Leading America’s largest pro-Israel group
After serving as policy director during Specter’s short presidential campaign in 1996, as well as the senator’s chief counsel and chief of staff, Brog wrote a book “Standing with Israel: Why Christians Support Israel,” which was based on his experience traveling through central Pennsylvania and meeting evangelical Christians. In the process of writing the book, Brog visited pro-Israel churches across the country and listened to a series of speeches given by Pastor John Hagee, a televangelist and founder of Cornerstone Church in San Antonio, Texas.
Brog became friends with Hagee, who asked for his help in launching Christians United For Israel (CUFI). Brog saw it as an opportunity to change the way Israel was being perceived in Congress as merely a Jewish issue and broaden the base of support for Israel.

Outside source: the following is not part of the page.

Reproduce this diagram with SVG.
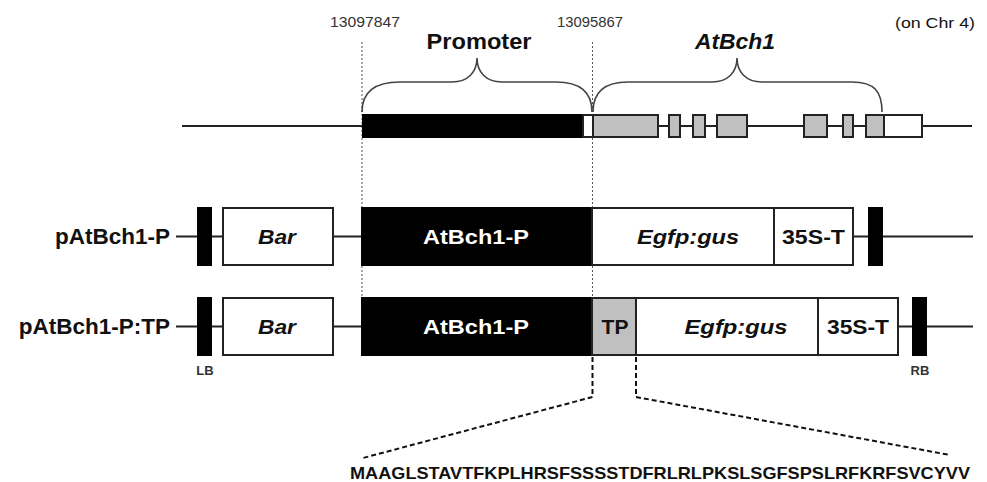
<svg xmlns="http://www.w3.org/2000/svg" width="987" height="482" viewBox="0 0 987 482">
<style>
text{font-family:"Liberation Sans",Arial,sans-serif;fill:#111}
.b{font-weight:bold}
.bi{font-weight:bold;font-style:italic}
.lbl{font-size:21px;text-anchor:middle}
.w{fill:#fff}
.num{font-size:15px;fill:#333;text-anchor:middle}
.small{font-size:13px;font-weight:bold;fill:#333;text-anchor:middle}
.line{stroke:#222;stroke-width:2;fill:none}
.box{fill:#fff;stroke:#222;stroke-width:2}
.gray{fill:#c0c0c0;stroke:#222;stroke-width:2}
.blk{fill:#000}
.guide{stroke:#555;stroke-width:1;stroke-dasharray:2 2;fill:none}
.brace{stroke:#444;stroke-width:1.6;fill:none}
.tpd{stroke:#111;stroke-width:2;stroke-dasharray:5 3;fill:none}
</style>
<rect width="987" height="482" fill="#fff"/>

<g id="guides">
<line class="guide" x1="362" y1="42" x2="362" y2="297"/>
<line class="guide" x1="592.5" y1="42" x2="592.5" y2="297"/>
</g>

<g id="labels-top">
<text class="num" x="365" y="27" textLength="70" lengthAdjust="spacingAndGlyphs">13097847</text>
<text class="num" x="590" y="27" textLength="66" lengthAdjust="spacingAndGlyphs">13095867</text>
<text x="935" y="28" font-size="15" text-anchor="middle" fill="#333" textLength="80" lengthAdjust="spacingAndGlyphs">(on Chr 4)</text>
<text class="b" x="479" y="49" font-size="22" text-anchor="middle" textLength="105" lengthAdjust="spacingAndGlyphs">Promoter</text>
<text class="bi" x="735" y="49" font-size="22" text-anchor="middle" textLength="80" lengthAdjust="spacingAndGlyphs">AtBch1</text>
</g>

<g id="braces">
<path class="brace" d="M362,112 C362,92 374,82 400,82 L452,82 C468,82 477,72 477,58 C477,72 486,82 502,82 L556,82 C580,82 592,92 592,112"/>
<path class="brace" d="M593,112 C593,92 605,82 628,82 L712,82 C728,82 737,72 737,58 C737,72 746,82 762,82 L852,82 C875,82 882,92 882,112"/>
</g>

<g id="gene">
<line class="line" x1="182" y1="126" x2="972" y2="126"/>
<rect class="blk" x="362" y="114" width="221" height="24"/>
<rect class="box" x="583" y="115" width="10" height="22"/>
<rect class="gray" x="593" y="115" width="65" height="22"/>
<rect class="gray" x="669" y="115" width="11" height="22"/>
<rect class="gray" x="693" y="115" width="12" height="22"/>
<rect class="gray" x="717" y="115" width="30" height="22"/>
<rect class="gray" x="804" y="115" width="23" height="22"/>
<rect class="gray" x="843" y="115" width="10" height="22"/>
<rect class="gray" x="866" y="115" width="18" height="22"/>
<rect class="box" x="884" y="115" width="38" height="22"/>
</g>

<g id="construct1">
<text class="b" x="170" y="244" font-size="22.5" text-anchor="end">pAtBch1-P</text>
<line class="line" x1="176" y1="236.5" x2="973" y2="236.5"/>
<rect class="blk" x="197" y="207" width="15" height="59"/>
<rect class="box" x="223" y="208" width="110" height="57"/>
<text class="bi lbl" x="277" y="244" textLength="38" lengthAdjust="spacingAndGlyphs">Bar</text>
<rect class="blk" x="361" y="207" width="231" height="59"/>
<text class="b lbl w" x="476" y="244" textLength="106" lengthAdjust="spacingAndGlyphs">AtBch1-P</text>
<rect class="box" x="592" y="208" width="182" height="57"/>
<text class="bi lbl" x="688" y="244" textLength="102" lengthAdjust="spacingAndGlyphs">Egfp:gus</text>
<rect class="box" x="774" y="208" width="79" height="57"/>
<text class="b lbl" x="813.5" y="244" textLength="63" lengthAdjust="spacingAndGlyphs">35S-T</text>
<rect class="blk" x="868" y="207" width="15" height="59"/>
</g>

<g id="construct2">
<text class="b" x="170" y="334" font-size="22.5" text-anchor="end">pAtBch1-P:TP</text>
<line class="line" x1="176" y1="326.5" x2="973" y2="326.5"/>
<rect class="blk" x="197" y="297" width="15" height="59"/>
<rect class="box" x="223" y="298" width="110" height="57"/>
<text class="bi lbl" x="277" y="334" textLength="38" lengthAdjust="spacingAndGlyphs">Bar</text>
<rect class="blk" x="361" y="297" width="231" height="59"/>
<text class="b lbl w" x="476" y="334" textLength="106" lengthAdjust="spacingAndGlyphs">AtBch1-P</text>
<rect class="gray" x="592" y="298" width="44" height="57"/>
<text class="b lbl" x="615" y="334" font-size="20">TP</text>
<rect class="box" x="636" y="298" width="182" height="57"/>
<text class="bi lbl" x="736" y="334" textLength="103" lengthAdjust="spacingAndGlyphs">Egfp:gus</text>
<rect class="box" x="818" y="298" width="80" height="57"/>
<text class="b lbl" x="858" y="334" textLength="62" lengthAdjust="spacingAndGlyphs">35S-T</text>
<rect class="blk" x="912" y="297" width="15" height="59"/>
<text class="small" x="205" y="375">LB</text>
<text class="small" x="920" y="375">RB</text>
</g>

<g id="connectors">
<polyline class="tpd" points="592.5,357 592.5,397 363,458"/>
<polyline class="tpd" points="636,357 636,397 950,455"/>
</g>

<g id="sequence">
<text class="b" x="350" y="479" font-size="17" textLength="620" lengthAdjust="spacingAndGlyphs">MAAGLSTAVTFKPLHRSFSSSSTDFRLRLPKSLSGFSPSLRFKRFSVCYVV</text>
</g>
</svg>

At the time, the Republican Party was at a crossroads, with Pat Buchanan and Ron Paul, isolationists on foreign policy, attracting a lot of conservative support that could have influenced the party’s stance on Israel. Brog and Hagee saw it as their mission to strengthen evangelical support for Israel as a way of winning conservatives for at least a generation. CUFI now has over 10 million members and has lobbied successfully for pro-Israel legislation, including the passage of the Taylor Force Act, which cuts U.S. funding to the Palestinians as long as the Palestinian Authority pays subsidies to the families of terrorists.
In July 2015, Brog left CUFI and was tapped to head a new group called the Maccabee Task Force, an initiative launched by the late Sheldon Adelson and Israeli-American media magnate Haim Saban, to combat antisemitism on college campuses. Brog said Adelson was determined to provide students with the support and resources they need to fight antisemitism and took it on as a personal project.